If $j\ne\ell,$ then two rows are equal, so the entire determinant vanishes; this is also true in arbitrary commutative rings again roughly because it is a purely symbolic fact. When $j=k,$ this is the matrix $M$ exactly, so we get $\det M.$ Thus,\[(M\cdot\op{adj}M)_{j,\ell}=\det M\cdot1_{j=\ell}.\]Removing the indices, this gives $M\cdot\op{adj}M=\det M\cdot I_n,$ which is what we wanted. $\blacksquare$
From here, converting our evidence to proof that $\det\Delta=0$ is not terribly hard. Observing that our evidence already almost looks the start of a matrix multiplication, we fix an index $j$ and sum over $\ell$ so that\[0=\sum_{\ell=1}^n\left((\op{adj}\Delta)_{\ell,j}\sum_{k=1}^n\Delta_{k,\ell}e_k\right)=\sum_{k=1}^n\left(\sum_{\ell=1}^n\Delta_{k,\ell}(\op{adj}\Delta)_{\ell,j}\right)e_k.\]Now the inner sum is $(\Delta\cdot\op{adj}\Delta)_{k,j}=\det\Delta1_{k=j}$ from the above proposition. Thus, summing over $k,$ all terms vanish except for $(\det\Delta)e_j=0.$ Because $j$ was arbitrary, we see that $\det\Delta$ vanishes on all basis vectors.

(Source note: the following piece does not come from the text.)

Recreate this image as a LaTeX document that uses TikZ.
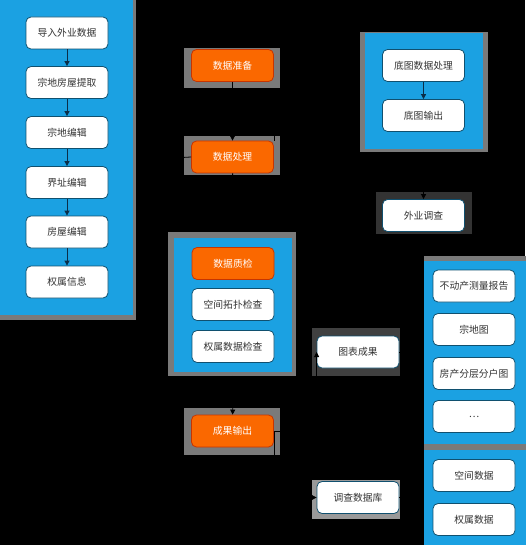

To turn this into having $\det\Delta$ vanishing on all vectors, fix any vector $v=(v_1,\ldots,v_n)=\sum_{k=1}^nv_ke_k\in R^n$ so that\[(\det\Delta)v=(\det\Delta)\left(\sum_{k=1}^nv_ke_k\right)=\sum_{k=1}^nv_k(\det\Delta)(e_k)=0,\]so indeed, $\det\Delta$ is the zero endomorphism. As promised, this completes the proof. $\blacksquare$
As a final remark, I do know another proof of the Cayley-Hamilton theorem by arguing in $\CC$ and then moving into arbitrary commutative rings, but I like this proof due to its directness and almost blatantness. It is not correct to directly evaluate $p_M(M)$ by writing $\det(MI_n-M)$ because we need to evaluate $MI_n$ as a matrix with matrix coefficients. Thus, the object we really need is a matrix with endomorphism entries, and the rest is conversion.